Worse, we seem to have lost confidence in the central promise of hypertext scholarship: its ability to let us (and our students) participate with parity [1] in the ongoing discourse of ideas. Twenty years ago, Latin teachers were helping to build Perseus [7] and undergraduates were fleshing out The Victorian Web [8]. Today, most of their work this resides outside the academy in Facebook or in the private gardens behind university firewalls.  Student contributions to new media not only used to contribute to the discussion, but led it [9] [10].  Driven by concern for student privacy and fearing the consequences of exposure to political and religious activists, we have allowed student writing to retreat once more into the sandbox. Fearful of retribution by google-proficient future employers, most students have been willing to pretend that their work is mere play.  

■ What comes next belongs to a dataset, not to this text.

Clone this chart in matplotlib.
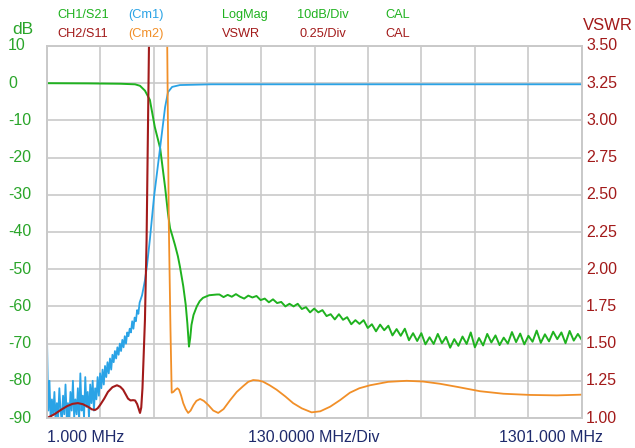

This is neither necessary nor acceptable. We hold in our hands the literary machines for which we have striven for a generation and for which past generations longed. We should use them without fear, and if we cannot, we should take care that the children do not see the irrational fears we cannot control but of which we are, or should be, ashamed.

[1] Philip Pullman, Isis Lecture, Oxford Literary Festival, 2003. http://www.philip-pullman.com/assets_cm/files/PDF/isis_lecture.pdf

[2] Nicholas Carr, The Shallows: What the Internet Is Doing to Our Brains, W.W. Norton and Company, 2010.

[3] National Endowment for the Arts,Reading At Risk: A Survey of Literary Reading in America, research division report #46, 2004.

[4] J. Kelley, Annette Kratcoski, and Karen McClain, “The Effects of Word Processing Software on the Writing of Students with Special Needs,” Journal of the Research Center for Educational Technology 2(2) 2006 pp. 32-43

[5] Diana DeStefano and Jo-Anne LeFevre, “Cognitive load in hypertext reading: A review,” Computers in Human Behavior 23 (2007) pp. 1616–1641

[6] Catherine C.Marshall,Reading and Writing the Electronic Book (Synthesis Lectures on Information Concepts, Retrieval, and Services). Morgan and Claypool, 2009.

[7] Gregory Crane. “From the Old to the New: Integrating Hypertext into Traditional Scholarship”, HYPERTEXT '87: Proceedings of the ACM conference on Hypertext, pages 51-57, New York, NY, USA : ACM Press, 1987.

[8] George P. Landow,  Hypertext 3.0: Critical Theory and New Media in an Era of Globalization,. Johns Hopkins Press. 2006.

[9] Shelley Jackson, Patchwork Girl, Eastgate Systems, 1995.

[10] Mary Kim Arnold, “Lust”, Eastgate Quarterly Review of Hypertext 1(2), 1993.